--- WHAT THIS TASK INVOLVES ---
Look through the data and write out every line with the word "script" in it.

--- AVAILABLE DATA ---
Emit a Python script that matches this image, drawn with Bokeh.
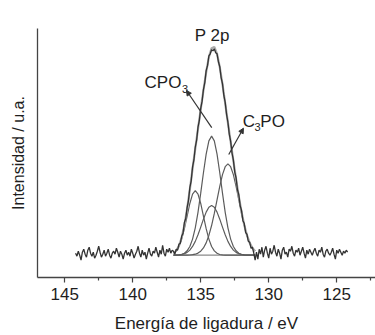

--

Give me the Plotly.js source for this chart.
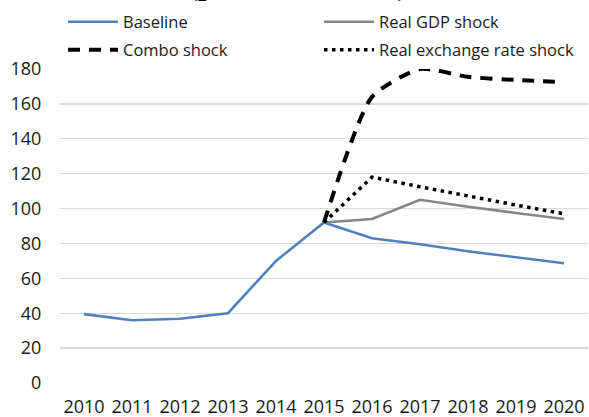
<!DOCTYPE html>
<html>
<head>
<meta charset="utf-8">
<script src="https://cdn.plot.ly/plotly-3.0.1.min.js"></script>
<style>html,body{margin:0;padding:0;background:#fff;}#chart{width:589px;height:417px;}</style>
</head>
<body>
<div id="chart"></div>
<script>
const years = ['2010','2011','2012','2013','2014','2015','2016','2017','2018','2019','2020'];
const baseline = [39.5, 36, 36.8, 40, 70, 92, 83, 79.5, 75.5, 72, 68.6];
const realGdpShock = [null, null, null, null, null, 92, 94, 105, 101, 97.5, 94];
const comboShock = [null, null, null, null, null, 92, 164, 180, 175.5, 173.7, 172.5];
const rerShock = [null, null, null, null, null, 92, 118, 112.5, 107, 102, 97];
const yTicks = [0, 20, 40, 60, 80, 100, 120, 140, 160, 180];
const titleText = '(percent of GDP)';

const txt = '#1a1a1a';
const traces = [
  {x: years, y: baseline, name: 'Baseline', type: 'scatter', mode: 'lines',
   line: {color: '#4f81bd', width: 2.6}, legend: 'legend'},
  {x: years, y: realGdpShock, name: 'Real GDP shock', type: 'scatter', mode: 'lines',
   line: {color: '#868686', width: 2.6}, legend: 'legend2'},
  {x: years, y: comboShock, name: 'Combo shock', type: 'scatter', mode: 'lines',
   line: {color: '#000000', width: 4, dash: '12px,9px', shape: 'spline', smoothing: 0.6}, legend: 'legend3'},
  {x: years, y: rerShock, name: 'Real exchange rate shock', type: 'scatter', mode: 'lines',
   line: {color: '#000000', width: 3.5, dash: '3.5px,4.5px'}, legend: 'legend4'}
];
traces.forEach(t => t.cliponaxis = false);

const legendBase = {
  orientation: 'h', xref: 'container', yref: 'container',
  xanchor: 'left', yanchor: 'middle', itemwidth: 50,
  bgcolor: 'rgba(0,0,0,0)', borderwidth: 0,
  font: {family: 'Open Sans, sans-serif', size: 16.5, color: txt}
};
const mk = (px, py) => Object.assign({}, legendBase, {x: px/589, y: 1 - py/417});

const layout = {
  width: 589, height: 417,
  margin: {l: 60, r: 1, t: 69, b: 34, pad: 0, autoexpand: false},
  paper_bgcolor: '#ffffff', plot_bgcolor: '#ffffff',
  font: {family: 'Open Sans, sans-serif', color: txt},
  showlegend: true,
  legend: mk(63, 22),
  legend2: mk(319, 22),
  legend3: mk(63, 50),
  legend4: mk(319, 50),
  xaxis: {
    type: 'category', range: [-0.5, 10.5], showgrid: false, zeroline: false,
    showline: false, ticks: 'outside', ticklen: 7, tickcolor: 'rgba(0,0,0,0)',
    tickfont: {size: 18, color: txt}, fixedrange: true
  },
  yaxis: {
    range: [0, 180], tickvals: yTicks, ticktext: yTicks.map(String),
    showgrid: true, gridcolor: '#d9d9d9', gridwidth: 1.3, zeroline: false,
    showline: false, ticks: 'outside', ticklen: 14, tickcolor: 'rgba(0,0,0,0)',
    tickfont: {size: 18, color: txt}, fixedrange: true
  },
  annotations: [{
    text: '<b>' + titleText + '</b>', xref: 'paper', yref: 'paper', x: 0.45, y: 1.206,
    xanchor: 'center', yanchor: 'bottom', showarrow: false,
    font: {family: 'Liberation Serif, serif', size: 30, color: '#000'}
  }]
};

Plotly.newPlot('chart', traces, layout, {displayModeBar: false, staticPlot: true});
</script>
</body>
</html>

---

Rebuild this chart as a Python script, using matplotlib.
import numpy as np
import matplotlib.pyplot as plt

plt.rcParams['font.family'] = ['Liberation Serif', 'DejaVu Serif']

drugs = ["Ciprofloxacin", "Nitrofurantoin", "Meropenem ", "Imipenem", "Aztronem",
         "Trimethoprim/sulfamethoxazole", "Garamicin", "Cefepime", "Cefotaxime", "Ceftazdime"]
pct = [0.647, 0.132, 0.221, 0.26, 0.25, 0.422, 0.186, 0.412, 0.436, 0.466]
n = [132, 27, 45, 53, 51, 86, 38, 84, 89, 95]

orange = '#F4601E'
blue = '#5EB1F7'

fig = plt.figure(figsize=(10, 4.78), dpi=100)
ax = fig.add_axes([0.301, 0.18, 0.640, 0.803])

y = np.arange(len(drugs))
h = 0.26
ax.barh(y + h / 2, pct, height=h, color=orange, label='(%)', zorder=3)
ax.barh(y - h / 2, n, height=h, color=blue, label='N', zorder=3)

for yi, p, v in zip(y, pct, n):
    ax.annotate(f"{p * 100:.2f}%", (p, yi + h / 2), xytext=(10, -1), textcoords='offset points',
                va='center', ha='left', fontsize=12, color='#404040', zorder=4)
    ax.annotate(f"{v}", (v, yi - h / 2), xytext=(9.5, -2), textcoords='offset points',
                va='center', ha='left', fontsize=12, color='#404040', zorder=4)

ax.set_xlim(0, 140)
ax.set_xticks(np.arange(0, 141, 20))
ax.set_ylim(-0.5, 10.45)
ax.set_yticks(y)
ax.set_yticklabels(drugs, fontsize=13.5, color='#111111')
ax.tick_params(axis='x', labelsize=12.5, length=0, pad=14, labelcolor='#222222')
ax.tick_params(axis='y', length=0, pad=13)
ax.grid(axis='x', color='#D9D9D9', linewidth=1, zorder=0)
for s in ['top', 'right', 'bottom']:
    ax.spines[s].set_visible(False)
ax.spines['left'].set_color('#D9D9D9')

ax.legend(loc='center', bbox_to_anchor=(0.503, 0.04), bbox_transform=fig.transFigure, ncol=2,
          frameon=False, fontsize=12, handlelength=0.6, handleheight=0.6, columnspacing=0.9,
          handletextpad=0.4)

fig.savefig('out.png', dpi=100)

--- RESULT OF THIS EXERCISE ---
Emit a Python script that matches this image, drawn with Bokeh.
<script src="https://cdn.plot.ly/plotly-3.0.1.min.js"></script>
<script>
</script>
Rebuild this chart as a Python script, using matplotlib.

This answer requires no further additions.